The problem now, however, is that that early season success might be helping Ibanez’s reputation out well past its expiration date. While the struggles of guys like Russell Martin, Curtis Granderson, and Robinson Cano have drawn plenty of attention, the fact that Ibanez has more or less cratered at the plate in the last month seems to have gotten much less notice from everyone. How bad has it gotten? After last night’s game, Ibanez owns a slash line of .230/.297/.430, which translates to a wRC+ of just 91. And that looks positively attractive compared to his wRC+ in the month of August, a ghastly low 69! He’s also hit just one home run since the trade deadline passed, though he does have two triples in that time span, oddly enough. In his defense, he does have a wRC+ of 101 against right-handed pitchers, which is slightly above league average, but then, you’d kind of like to see a level of production that’s at least a bit better than average from a guy whose only real responsibility is to hit opposite hand pitching. All in all, as I said to Rob Abruzzese of Bronx Baseball Daily during last night’s game, Ibanez seems like the most overpraised Yankee in recent memory.

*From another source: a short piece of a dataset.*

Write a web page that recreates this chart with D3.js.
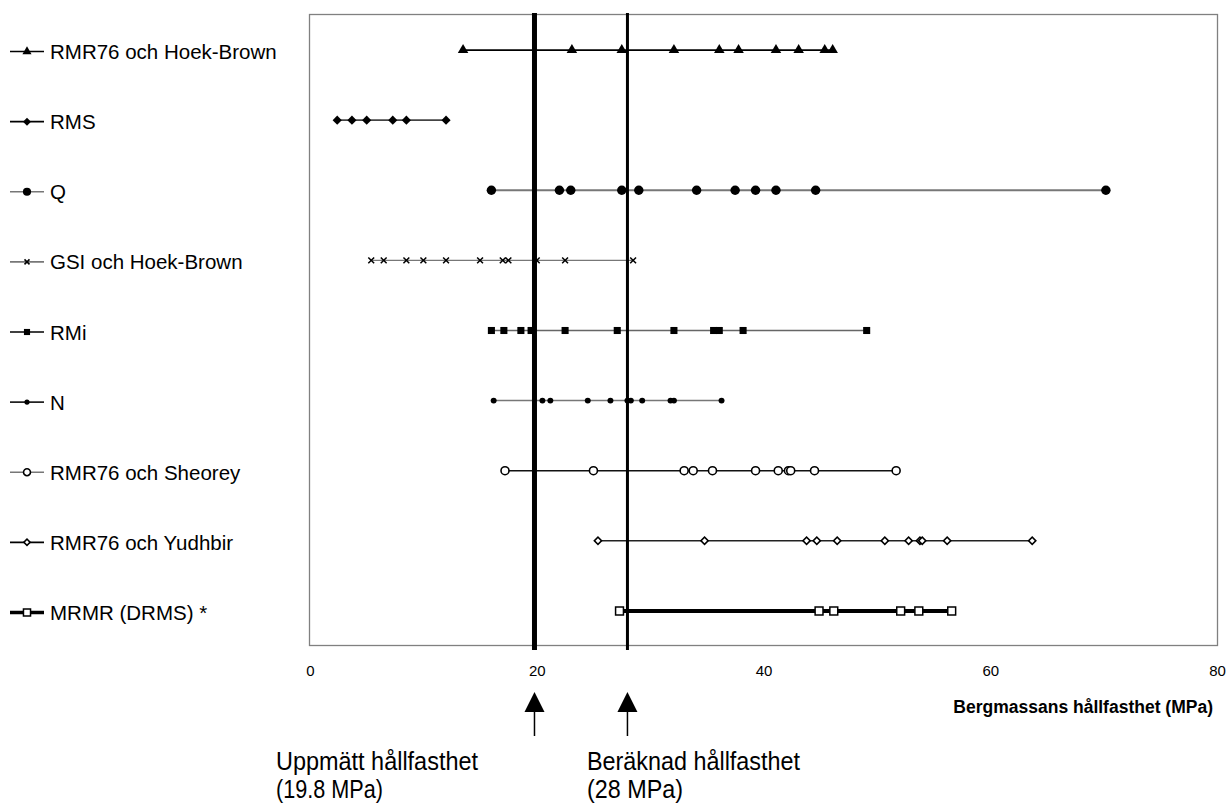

That’s not to say that I’m trying to completely trash the guy or anything; he really was a productive member of the lineup early on in the season, and as I said earlier, his surprisingly decent work in the outfield was a tremendously important part of helping the team win in the spring and early summer. But the Yankees’ front office really made a big mistake in counting on him (and Andruw Jones, for that matter) to continue to be an everyday part of the lineup once they knew that Gardner wouldn’t be back this season, and really should have looked for someone much better than Ichiro Suzuki to come in and fill the hole in the outfield. If this season does wind up ending in disaster for the pinstripers, that bit of inaction is as good a place as any to begin trying to explain how it came to pass.